--- Start Materials provided ---

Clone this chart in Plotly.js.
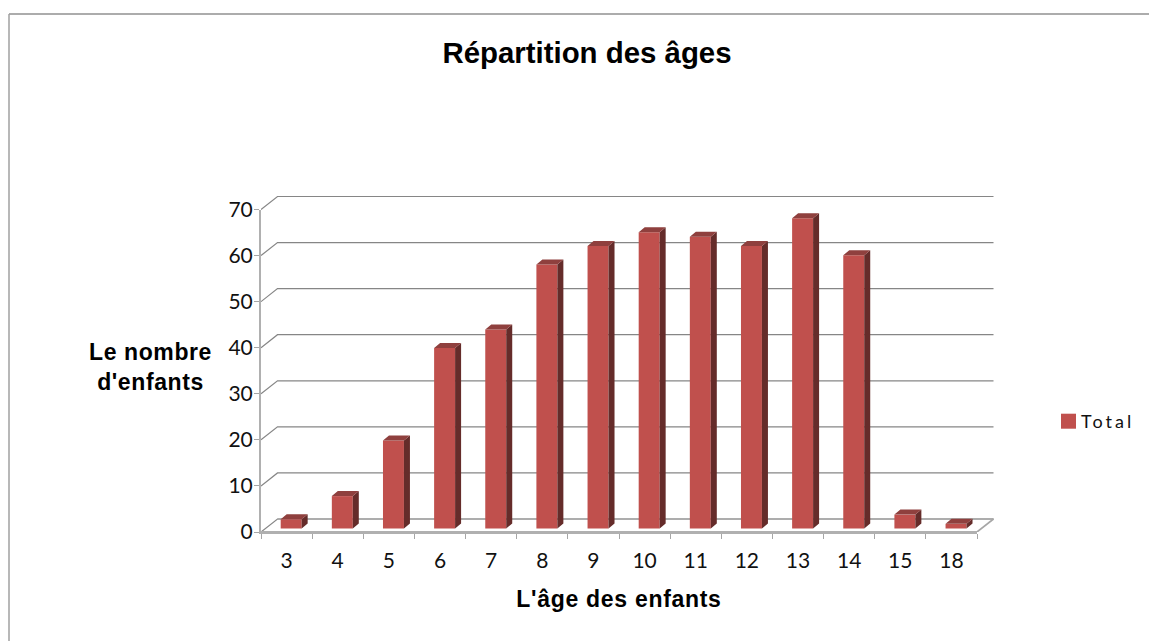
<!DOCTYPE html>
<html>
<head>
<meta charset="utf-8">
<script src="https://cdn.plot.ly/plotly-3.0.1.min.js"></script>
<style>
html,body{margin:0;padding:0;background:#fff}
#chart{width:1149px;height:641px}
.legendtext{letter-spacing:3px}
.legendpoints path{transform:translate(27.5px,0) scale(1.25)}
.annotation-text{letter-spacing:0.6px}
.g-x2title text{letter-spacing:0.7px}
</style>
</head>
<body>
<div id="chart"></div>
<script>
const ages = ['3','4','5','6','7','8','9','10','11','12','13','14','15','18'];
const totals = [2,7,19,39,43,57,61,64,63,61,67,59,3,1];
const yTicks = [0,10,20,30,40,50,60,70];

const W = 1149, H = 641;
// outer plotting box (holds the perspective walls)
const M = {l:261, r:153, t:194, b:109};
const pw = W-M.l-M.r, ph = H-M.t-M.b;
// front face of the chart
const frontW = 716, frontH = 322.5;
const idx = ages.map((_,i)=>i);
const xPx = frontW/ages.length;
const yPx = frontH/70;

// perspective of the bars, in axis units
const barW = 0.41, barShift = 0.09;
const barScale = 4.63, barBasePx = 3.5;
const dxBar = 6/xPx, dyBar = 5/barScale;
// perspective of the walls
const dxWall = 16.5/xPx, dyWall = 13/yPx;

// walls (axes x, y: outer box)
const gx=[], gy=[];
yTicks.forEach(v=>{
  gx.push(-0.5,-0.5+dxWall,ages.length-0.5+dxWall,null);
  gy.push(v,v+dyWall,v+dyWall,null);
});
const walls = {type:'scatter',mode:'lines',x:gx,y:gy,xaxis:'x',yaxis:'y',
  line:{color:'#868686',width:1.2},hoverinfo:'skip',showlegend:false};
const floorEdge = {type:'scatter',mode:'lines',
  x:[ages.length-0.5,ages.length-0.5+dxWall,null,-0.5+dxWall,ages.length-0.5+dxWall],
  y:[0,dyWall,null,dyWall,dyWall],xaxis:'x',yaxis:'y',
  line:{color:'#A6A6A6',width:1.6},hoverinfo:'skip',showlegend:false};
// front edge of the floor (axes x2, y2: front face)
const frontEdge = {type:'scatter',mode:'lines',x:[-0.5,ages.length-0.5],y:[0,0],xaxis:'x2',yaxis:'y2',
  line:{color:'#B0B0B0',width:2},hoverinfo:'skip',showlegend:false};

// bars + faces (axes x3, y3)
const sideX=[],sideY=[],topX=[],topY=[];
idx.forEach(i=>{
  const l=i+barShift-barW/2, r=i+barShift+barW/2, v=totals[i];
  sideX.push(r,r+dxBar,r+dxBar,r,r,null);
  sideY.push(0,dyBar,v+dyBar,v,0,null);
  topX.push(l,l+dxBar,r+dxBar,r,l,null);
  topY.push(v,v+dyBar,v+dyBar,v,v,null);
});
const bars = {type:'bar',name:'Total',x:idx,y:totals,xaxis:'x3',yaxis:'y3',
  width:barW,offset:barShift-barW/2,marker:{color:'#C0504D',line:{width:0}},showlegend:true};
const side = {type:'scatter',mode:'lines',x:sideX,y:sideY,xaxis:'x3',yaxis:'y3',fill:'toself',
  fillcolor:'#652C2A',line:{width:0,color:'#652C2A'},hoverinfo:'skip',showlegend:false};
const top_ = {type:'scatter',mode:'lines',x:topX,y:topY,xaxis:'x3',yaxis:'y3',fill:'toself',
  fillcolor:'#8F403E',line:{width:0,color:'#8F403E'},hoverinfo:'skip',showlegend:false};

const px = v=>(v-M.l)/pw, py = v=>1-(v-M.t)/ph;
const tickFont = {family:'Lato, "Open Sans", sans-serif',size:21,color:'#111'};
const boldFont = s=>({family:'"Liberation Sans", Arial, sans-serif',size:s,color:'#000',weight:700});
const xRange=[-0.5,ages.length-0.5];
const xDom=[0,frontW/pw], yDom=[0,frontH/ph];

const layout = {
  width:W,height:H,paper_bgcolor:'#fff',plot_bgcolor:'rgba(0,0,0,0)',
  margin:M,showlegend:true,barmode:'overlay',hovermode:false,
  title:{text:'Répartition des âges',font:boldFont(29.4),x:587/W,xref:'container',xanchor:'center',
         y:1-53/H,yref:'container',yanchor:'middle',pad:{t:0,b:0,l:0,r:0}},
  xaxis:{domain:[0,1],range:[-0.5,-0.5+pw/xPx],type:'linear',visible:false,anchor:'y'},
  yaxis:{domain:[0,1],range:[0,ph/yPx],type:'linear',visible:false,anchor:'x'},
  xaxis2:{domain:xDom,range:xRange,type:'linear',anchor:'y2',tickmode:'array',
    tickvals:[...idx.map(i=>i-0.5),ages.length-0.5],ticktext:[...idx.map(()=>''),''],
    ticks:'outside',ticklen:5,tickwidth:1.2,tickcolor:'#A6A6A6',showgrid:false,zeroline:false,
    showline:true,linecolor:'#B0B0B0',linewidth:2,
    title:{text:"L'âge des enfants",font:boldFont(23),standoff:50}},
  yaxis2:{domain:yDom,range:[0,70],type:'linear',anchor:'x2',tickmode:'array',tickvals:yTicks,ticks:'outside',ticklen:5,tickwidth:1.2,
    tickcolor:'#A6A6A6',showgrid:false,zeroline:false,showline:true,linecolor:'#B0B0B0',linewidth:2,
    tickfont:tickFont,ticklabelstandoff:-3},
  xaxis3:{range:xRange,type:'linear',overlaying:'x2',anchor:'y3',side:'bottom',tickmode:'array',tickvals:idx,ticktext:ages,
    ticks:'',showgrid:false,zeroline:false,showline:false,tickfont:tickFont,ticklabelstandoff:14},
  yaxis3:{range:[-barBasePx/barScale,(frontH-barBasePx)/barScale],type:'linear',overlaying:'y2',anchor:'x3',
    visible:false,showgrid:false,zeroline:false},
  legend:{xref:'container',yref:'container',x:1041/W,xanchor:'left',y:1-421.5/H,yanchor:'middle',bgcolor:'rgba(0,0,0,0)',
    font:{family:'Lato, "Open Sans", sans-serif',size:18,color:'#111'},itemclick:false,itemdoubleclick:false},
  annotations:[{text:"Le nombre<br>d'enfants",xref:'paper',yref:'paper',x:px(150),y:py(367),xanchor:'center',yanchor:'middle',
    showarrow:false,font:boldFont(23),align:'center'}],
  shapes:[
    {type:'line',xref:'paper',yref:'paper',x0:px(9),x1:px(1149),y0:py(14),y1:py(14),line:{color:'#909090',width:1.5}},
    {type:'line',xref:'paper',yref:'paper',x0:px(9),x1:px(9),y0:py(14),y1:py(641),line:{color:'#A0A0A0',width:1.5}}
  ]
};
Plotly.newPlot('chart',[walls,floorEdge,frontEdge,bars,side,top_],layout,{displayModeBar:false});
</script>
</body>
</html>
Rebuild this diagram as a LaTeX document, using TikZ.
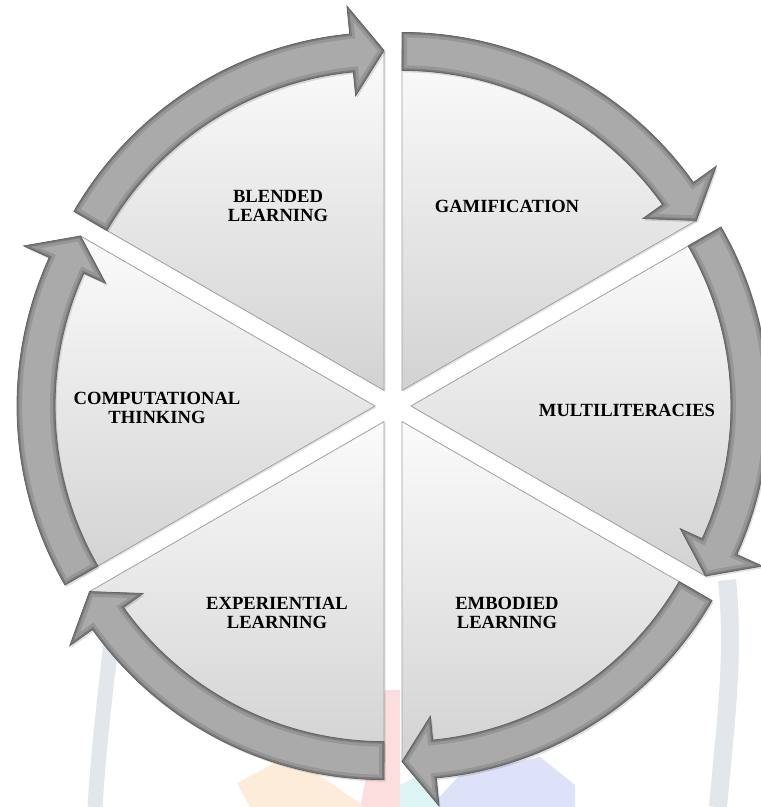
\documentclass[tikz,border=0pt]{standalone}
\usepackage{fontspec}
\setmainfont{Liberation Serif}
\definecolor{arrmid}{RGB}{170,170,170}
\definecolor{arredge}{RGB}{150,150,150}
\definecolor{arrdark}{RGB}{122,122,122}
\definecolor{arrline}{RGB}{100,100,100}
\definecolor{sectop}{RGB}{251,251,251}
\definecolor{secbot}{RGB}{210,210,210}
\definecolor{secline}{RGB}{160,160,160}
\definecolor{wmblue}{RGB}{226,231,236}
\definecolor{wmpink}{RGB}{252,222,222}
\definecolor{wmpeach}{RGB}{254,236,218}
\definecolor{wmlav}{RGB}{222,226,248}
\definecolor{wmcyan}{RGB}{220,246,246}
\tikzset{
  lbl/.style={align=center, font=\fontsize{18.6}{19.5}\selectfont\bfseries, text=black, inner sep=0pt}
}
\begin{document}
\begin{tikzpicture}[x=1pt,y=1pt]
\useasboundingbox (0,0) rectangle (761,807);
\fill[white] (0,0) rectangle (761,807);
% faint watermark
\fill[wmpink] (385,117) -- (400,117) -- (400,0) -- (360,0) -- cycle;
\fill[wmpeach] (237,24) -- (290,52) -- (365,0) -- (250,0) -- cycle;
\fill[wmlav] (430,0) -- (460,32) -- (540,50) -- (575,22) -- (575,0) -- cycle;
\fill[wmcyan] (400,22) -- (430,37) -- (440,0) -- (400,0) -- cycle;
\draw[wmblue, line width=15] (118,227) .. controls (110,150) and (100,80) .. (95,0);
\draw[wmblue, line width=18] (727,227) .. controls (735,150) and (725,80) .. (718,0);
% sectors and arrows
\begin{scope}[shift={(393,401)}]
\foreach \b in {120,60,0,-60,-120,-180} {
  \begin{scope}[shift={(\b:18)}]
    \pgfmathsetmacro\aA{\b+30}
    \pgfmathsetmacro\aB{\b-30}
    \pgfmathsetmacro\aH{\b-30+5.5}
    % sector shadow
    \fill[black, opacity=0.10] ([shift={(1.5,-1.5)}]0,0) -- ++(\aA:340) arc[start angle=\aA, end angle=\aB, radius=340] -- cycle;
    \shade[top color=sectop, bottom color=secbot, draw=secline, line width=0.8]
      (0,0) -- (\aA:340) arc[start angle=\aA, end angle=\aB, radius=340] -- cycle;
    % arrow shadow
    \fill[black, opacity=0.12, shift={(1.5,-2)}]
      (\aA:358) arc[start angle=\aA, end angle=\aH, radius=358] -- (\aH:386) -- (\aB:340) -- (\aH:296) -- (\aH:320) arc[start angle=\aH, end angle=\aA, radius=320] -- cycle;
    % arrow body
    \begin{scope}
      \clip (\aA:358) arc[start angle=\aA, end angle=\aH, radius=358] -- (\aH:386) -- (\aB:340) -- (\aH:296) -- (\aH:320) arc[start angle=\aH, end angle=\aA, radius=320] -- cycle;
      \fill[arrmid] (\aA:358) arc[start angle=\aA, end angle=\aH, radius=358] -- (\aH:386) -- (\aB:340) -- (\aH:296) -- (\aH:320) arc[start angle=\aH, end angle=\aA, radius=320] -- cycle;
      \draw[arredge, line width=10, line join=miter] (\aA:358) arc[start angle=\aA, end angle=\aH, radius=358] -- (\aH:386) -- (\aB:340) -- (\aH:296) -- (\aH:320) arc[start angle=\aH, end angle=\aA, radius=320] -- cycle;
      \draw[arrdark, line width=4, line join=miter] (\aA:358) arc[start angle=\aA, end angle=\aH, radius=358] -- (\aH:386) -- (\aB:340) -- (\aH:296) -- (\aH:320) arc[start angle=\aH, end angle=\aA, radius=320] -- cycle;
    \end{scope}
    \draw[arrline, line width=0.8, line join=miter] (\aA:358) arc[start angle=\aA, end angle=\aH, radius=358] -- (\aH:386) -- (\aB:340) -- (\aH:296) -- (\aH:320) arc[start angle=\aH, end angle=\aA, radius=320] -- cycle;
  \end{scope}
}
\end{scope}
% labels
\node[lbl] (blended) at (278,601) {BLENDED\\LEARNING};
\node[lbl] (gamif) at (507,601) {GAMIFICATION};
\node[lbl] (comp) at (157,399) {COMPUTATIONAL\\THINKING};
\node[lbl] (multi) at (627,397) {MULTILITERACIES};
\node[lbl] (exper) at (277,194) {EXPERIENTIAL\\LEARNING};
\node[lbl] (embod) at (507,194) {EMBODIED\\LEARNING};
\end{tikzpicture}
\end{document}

--- End Materials provided ---

* [What you will do] In the entries above, count each line that holds "chart". Give the total and nothing else.

* [Output] 5